Even with the JOIN the inner query has multiple OR
conditions and optimizer can not use the indexes for them.
Why you need the in clause
at all ?
The same query could be written as
select fullPath,Permissiontype,DinstinguishedName from cdm.test
where
Permissiontype = 'EXPLICIT'
and not DinstinguishedName =''
union
select fullPath,Permissiontype,DinstinguishedName from cdm.test
where Permissiontype = 'INHERITED'
AND (length(fullPath) - length(replace(fullPath,'/','')) < 4)
union
select fullPath,Permissiontype,DinstinguishedName from cdm.test
where Permissiontype = 'EXPLICIT'
AND NOT DinstinguishedName=''
AND LEFT(fullPath,length(fullPath)-length(RIGHT(fullPath,INSTR(reverse(fullPath),'/'))))
and(length(fullPath) - length(replace(fullPath,'/','')) > 2)

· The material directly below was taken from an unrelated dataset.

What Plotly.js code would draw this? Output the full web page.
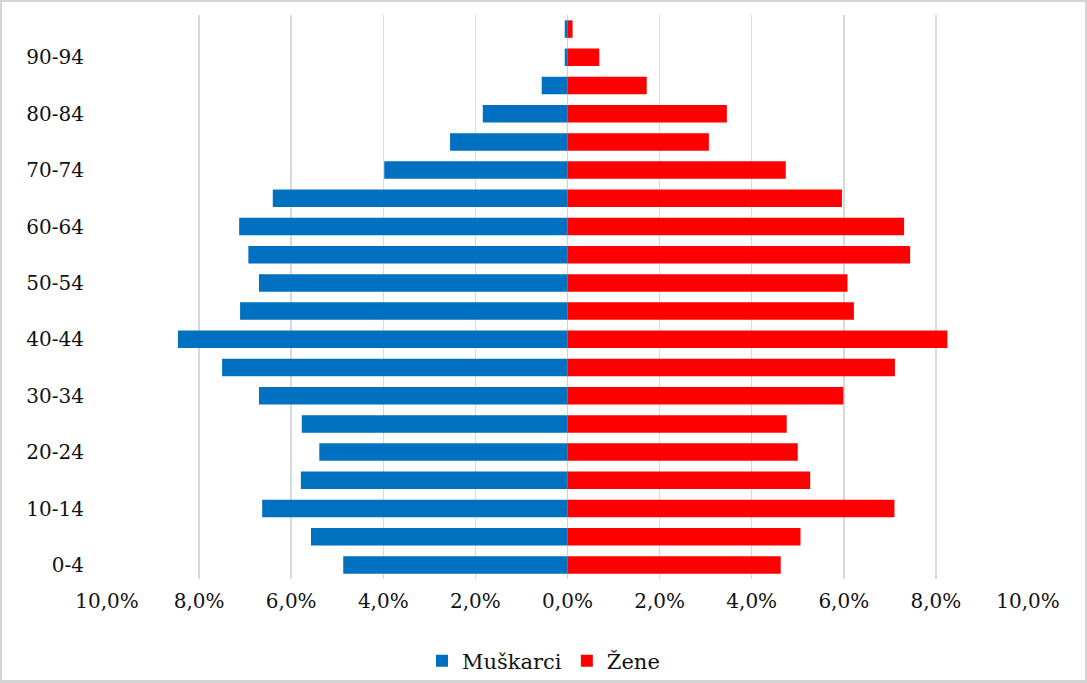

Note that I have changed all the OR
conditions to union
and this will be faster.
Now add an index if its not added already as
alter table cdm.test add index search_data_idx(Permissiontype,DinstinguishedName,fullPath);
Upvotes: 0
Reputation: 1969
For each record in the test table you're querying the entire table again in the subquery. Instead of using a subquery in the where clause, try an inner join on the same table. This will dramatically improve your performance.
I haven't tried it yet but it could look like:
SELECT fullPath, Permissiontype, DinstinguishedName from cdm.test
INNER JOIN (
SELECT distinct fullPath from cdm.test
where (Permissiontype = 'EXPLICIT' and not DinstinguishedName ='')
or (Permissiontype = 'INHERITED' AND (length(fullPath) - length(replace(fullPath,'/','')) < 4)) OR(Permissiontype = 'EXPLICIT'
AND NOT DinstinguishedName='' AND LEFT(fullPath,length(fullPath)-length(RIGHT(fullPath,INSTR(reverse(fullPath),'/'))))
and(length(fullPath) - length(replace(fullPath,'/','')) > 2) )
) AS SQ1
ON SQ1.fullpath = cdm.test.fullpath
Upvotes: 1